Le Nobel de la paix récompense la lutte contre la faim
L'Académie suédoise a décerné cette année le Nobel de la paix au Programme alimentaire mondial (PAM) des Nations unies. Le prix lui est attribué pour "ses efforts de lutte contre la faim, sa contribution à l'amélioration des conditions de paix dans les zones touchées par les conflits". Si certains chroniqueurs y voient un bon choix, d'autres déplorent une décision frileuse.
Pourquoi pas les femmes du Bélarus ?
Der Tagesspiegel aurait souhaité une décision plus courageuse :
«Le comité aurait pu se servir de cette prestigieuse distinction pour attirer l'attention internationale sur une cause qui aurait besoin d'un soutien urgent. Le mouvement démocratique au Bélarus, par exemple. Ou les groupes favorables à la paix dans des conflits comme celui au Haut-Karabakh, qui vient de reprendre de plus belle, ou encore dans l'interminable guerre qui sévit au Yémen. Certes, en effectuant de tels choix, le jury aurait pris position dans des luttes hégémoniques actuelles. ... Mais récompenser par exemple les manifestants pacifiques à Minsk - notamment les femmes - leur aurait donné courage. Et aurait renforcé leur combat politique.»
Loin du courage de jadis
Le comité Nobel joue la carte de la sécurité, regrette lui aussi De Volkskrant :
«Il s'agit d'une décision que la Chine accueillera avec satisfaction. Pékin avait clairement fait savoir auparavant qu'elle aurait vivement récusé la potentielle remise d'un Nobel aux militants pro-démocratie à Hong Kong. ... Les prix les plus significatifs - dans un passé déjà lointain - avaient été décernés à des hommes d'Etat courageux, qui avaient osé mener une action audacieuse . ... Ou à des individus qui s'étaient opposés à des autocrates, comme le journaliste et pacifiste allemand Carl von Ossietzky en 1935. Le comité Nobel s'était alors attiré l'ire d'un dictateur, Adolf Hitler dans ce cas précis.

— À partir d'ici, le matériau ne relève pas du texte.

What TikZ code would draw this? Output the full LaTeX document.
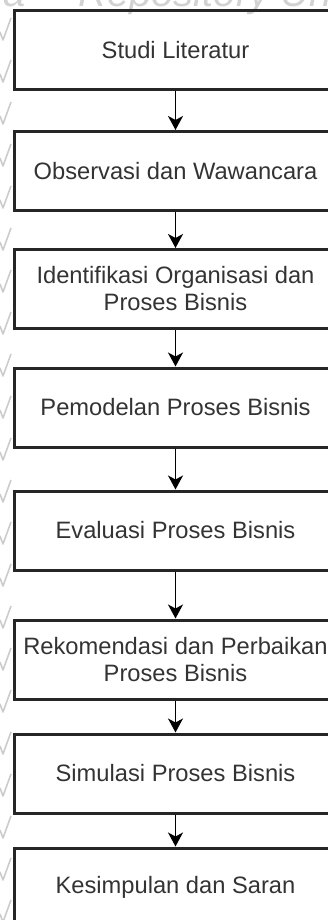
\documentclass[tikz,border=0pt]{standalone}
\usepackage{fontspec}
\setmainfont{Liberation Sans}
\usetikzlibrary{arrows.meta}

\begin{document}
\begin{tikzpicture}[x=1pt, y=-1pt,
	stepbox/.style={draw=black!85, line width=3pt, minimum width=323pt, minimum height=79pt, inner sep=0pt, align=center, text=black!80, font=\fontsize{23.7}{27}\selectfont},
	flow/.style={draw=black, line width=1.6pt, -{Stealth[length=14pt, width=15pt, inset=4pt]}},
	watermark/.style={text=gray!35, font=\fontsize{40}{40}\selectfont\itshape, inner sep=0pt}]
		\useasboundingbox (0,0) rectangle (328,920);
		% faint watermark of the repository
		\node[watermark, anchor=base east] (wm1) at (26,7) {ya};
		\node[watermark, anchor=base west] (wm2) at (78,7) {Repository Universitas};
		\foreach \y in {30,72,...,920}{
		  \draw[gray!40, line width=1.6pt, line join=round] (0,\y+2) -- (3,\y+10) -- (11,\y-12);
		}
		% steps of the research
		\node[stepbox] (s1) at (175.5,50.5) {Studi Literatur};
		\node[stepbox] (s2) at (175.5,171) {Observasi dan Wawancara};
		\node[stepbox] (s3) at (175.5,289) {Identifikasi Organisasi dan\\Proses Bisnis};
		\node[stepbox] (s4) at (175.5,407.5) {Pemodelan Proses Bisnis};
		\node[stepbox] (s5) at (175.5,530.5) {Evaluasi Proses Bisnis};
		\node[stepbox] (s6) at (175.5,659.5) {Rekomendasi dan Perbaikan\\Proses Bisnis};
		\node[stepbox] (s7) at (175.5,773.5) {Simulasi Proses Bisnis};
		\node[stepbox] (s8) at (175.5,887.5) {Kesimpulan dan Saran};
		\foreach \a/\b in {s1/s2,s2/s3,s3/s4,s4/s5,s5/s6,s6/s7,s7/s8}{
		  \draw[flow] (\a.south) -- (\b.north);
		}
\end{tikzpicture}
\end{document}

Ce courage fait défaut aujourd'hui.»
Un prix pour les employés, pas pour les bailleurs de fonds
Les Etats membres de l'ONU n'ont certainement pas mérité le prix, estime Népszava :
«Le Programme alimentaire mondial est une organisation des Nations unies ; en théorie, le comité Nobel a donc récompensé par ce prix l'action commune de l'ensemble des Etats membres de l'ONU. Si cela devait vraiment être le cas, alors le Nobel n'aurait jamais distingué quelqu'un qui l'a aussi peu mérité. Mais il existe aussi une autre interprétation, plus restreinte, à savoir que c'est la direction [du PAM] ou encore ses 17 000 collaborateurs qui ont été récompensés. Ces personnes tentent de sauver des vies dans des situation souvent désespérées, persévèrent de manière héroïque sur place et ne relâchent pas la pression sur les gouvernements insensibles.»
Un choix raisonnable
Neatkarīgā évoque l'impact de la pandémie de coronavirus sur l'attribution du prix :
«Si le Nobel de la paix avait été décerné au début de l'année, Greta l'aurait décroché sans avoir aucune concurrence. Mais la pandémie a changé la donne. ... Il aurait été exagéré d'attribuer le prix à l'OMS - difficile en effet de justifier qu'on décerne une telle distinction à une organisation qui n'a certainement pas fait tout ce qu'elle aurait dû faire pour circonscrire l'épidémie au début. ... De ce point de vue, l'attribution du Nobel au PAM est certes une mesure raisonnable. Mais le fait que le prix ait été décerné à une organisation qui ne s'est pas distinguée par une action extraordinaire, cela n'a rien de très positif non plus. Les peuples de la planète sont-ils heureux au point que plus personne ne songe à la paix ?»
Il faut que les financements suivent
Le PAM a mérité la distinction, mais encore faut-il que les gouvernements nationaux jouent le jeu, rappelle Tageblatt :
«Pour mener à bien leurs missions, le World Food Programme, au même titre notamment que le Haut Commissariat des Nations Unies pour les Réfugiés (HCR), sont tributaires des contributions des gouvernements. Des donateurs fiables sont indispensables à une planification des projets s'inscrivant sur le long terme, par exemple dans les camps de réfugiés. Ce qui nous ramène au thème de l''aide sur place' si souvent évoquée. ... Alors que le nombre de Syriens fuyant leur pays était en hausse, beaucoup de pays donateurs ont réduit leur contribution. ... L'aide sur place s'est ainsi trouvée supplantée par l'urgence sur place - une situation qui a poussé beaucoup de réfugiés à tenter de rejoindre l'Europe. Quand on vante l'aide sur place comme solution numéro un dans les questions migratoires, il faut aussi être prêt à en payer le prix.»